**EXCERPTED RECORDS**
%%
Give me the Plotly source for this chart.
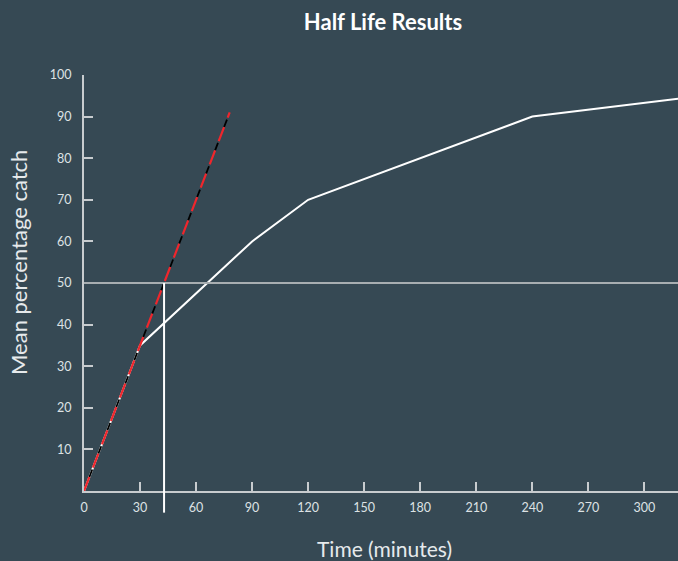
import plotly.graph_objects as go

# Data
time_min = [0, 30, 90, 120, 240, 320]
mean_catch = [0, 35, 60, 70, 90, 94.4]
ext_time = [0, 78]
ext_catch = [0, 91]
half_value = 50
half_life_time = 42.86
x_ticks = [0, 30, 60, 90, 120, 150, 180, 210, 240, 270, 300]
y_ticks = [10, 20, 30, 40, 50, 60, 70, 80, 90, 100]

BG = "#364954"
FONT = "Lato, 'Open Sans', sans-serif"

fig = go.Figure()
fig.add_trace(go.Scatter(x=time_min, y=mean_catch, mode="lines",
                         line=dict(color="white", width=2), hoverinfo="skip"))
fig.add_trace(go.Scatter(x=ext_time, y=ext_catch, mode="lines",
                         line=dict(color="black", width=1.8, dash="0px,15px,8px,2px"), hoverinfo="skip"))
fig.add_trace(go.Scatter(x=ext_time, y=ext_catch, mode="lines",
                         line=dict(color="#f0262c", width=2.2, dash="15px,10px"), hoverinfo="skip"))

# Half-value horizontal line
fig.add_shape(type="line", xref="paper", yref="y", x0=0, x1=1, y0=half_value, y1=half_value,
              line=dict(color="#a8aeb1", width=2), layer="above")
# Half-life vertical line
fig.add_shape(type="line", xref="x", yref="paper", x0=half_life_time, x1=half_life_time,
              y0=-0.052, y1=half_value / 100, line=dict(color="white", width=2), layer="above")

fig.update_layout(
    width=678, height=561,
    paper_bgcolor=BG, plot_bgcolor=BG,
    margin=dict(l=84, r=0, t=75, b=70),
    showlegend=False,
    font=dict(family=FONT, color="#dde2e4"),
    title=dict(text="<b>Half Life Results</b>", x=(383 - 84) / 594, xref="paper", xanchor="center",
               y=1 - 22 / 561, yanchor="middle", font=dict(size=22, color="white", family=FONT)),
    xaxis=dict(range=[0, 318], tickvals=x_ticks, ticks="inside", ticklen=9, tickwidth=1.5,
               tickcolor="#c8cccf", showline=True, linecolor="#c8cccf", linewidth=2,
               showgrid=False, zeroline=False, tickfont=dict(size=12.5, color="#dde2e4"),
               ticklabelstandoff=4),
    yaxis=dict(range=[0, 100], tickvals=y_ticks, ticks="inside", ticklen=9, tickwidth=1.5,
               tickcolor="#c8cccf", showline=True, linecolor="#c8cccf", linewidth=2,
               showgrid=False, zeroline=False, tickfont=dict(size=12.5, color="#dde2e4"),
               ticklabelstandoff=8),
    annotations=[
        dict(text="Time (minutes)", xref="paper", yref="paper", x=(384 - 84) / 594,
             y=-(548 - 491) / 416, xanchor="center", yanchor="middle", showarrow=False,
             font=dict(size=21, color="#e6eaec", family=FONT)),
        dict(text="Mean percentage catch", xref="paper", yref="paper", x=-(84 - 18) / 594,
             y=(491 - 263) / 416, xanchor="center", yanchor="middle", textangle=-90,
             showarrow=False, font=dict(size=22, color="#e6eaec", family=FONT)),
    ],
)

fig.write_html("out.html", config={"displayModeBar": False},
               post_script="document.body.style.margin='0';")
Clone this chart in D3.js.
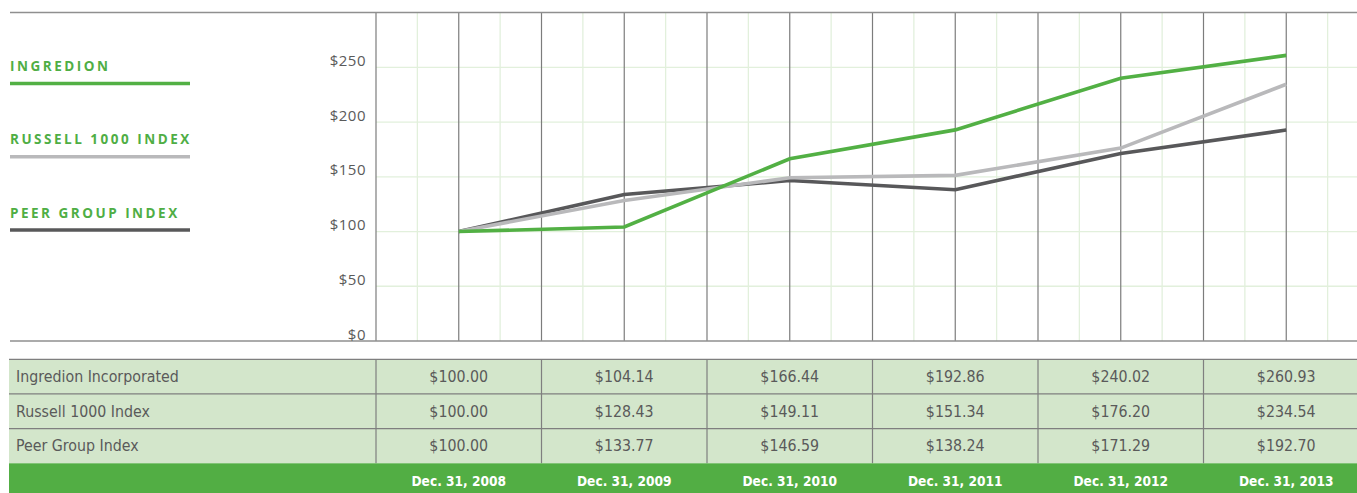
%%
**DIRECTION**
Your task is to repeat the opening line of the entries above and each line after it, ending with the line that has "y0=-0.052, y1=half_value /". Do not include the pictures.

**THE SOLUTION**
Give me the Plotly source for this chart.
import plotly.graph_objects as go

# Data
time_min = [0, 30, 90, 120, 240, 320]
mean_catch = [0, 35, 60, 70, 90, 94.4]
ext_time = [0, 78]
ext_catch = [0, 91]
half_value = 50
half_life_time = 42.86
x_ticks = [0, 30, 60, 90, 120, 150, 180, 210, 240, 270, 300]
y_ticks = [10, 20, 30, 40, 50, 60, 70, 80, 90, 100]

BG = "#364954"
FONT = "Lato, 'Open Sans', sans-serif"

fig = go.Figure()
fig.add_trace(go.Scatter(x=time_min, y=mean_catch, mode="lines",
                         line=dict(color="white", width=2), hoverinfo="skip"))
fig.add_trace(go.Scatter(x=ext_time, y=ext_catch, mode="lines",
                         line=dict(color="black", width=1.8, dash="0px,15px,8px,2px"), hoverinfo="skip"))
fig.add_trace(go.Scatter(x=ext_time, y=ext_catch, mode="lines",
                         line=dict(color="#f0262c", width=2.2, dash="15px,10px"), hoverinfo="skip"))

# Half-value horizontal line
fig.add_shape(type="line", xref="paper", yref="y", x0=0, x1=1, y0=half_value, y1=half_value,
              line=dict(color="#a8aeb1", width=2), layer="above")
# Half-life vertical line
fig.add_shape(type="line", xref="x", yref="paper", x0=half_life_time, x1=half_life_time,
              y0=-0.052, y1=half_value / 100, line=dict(color="white", width=2), layer="above")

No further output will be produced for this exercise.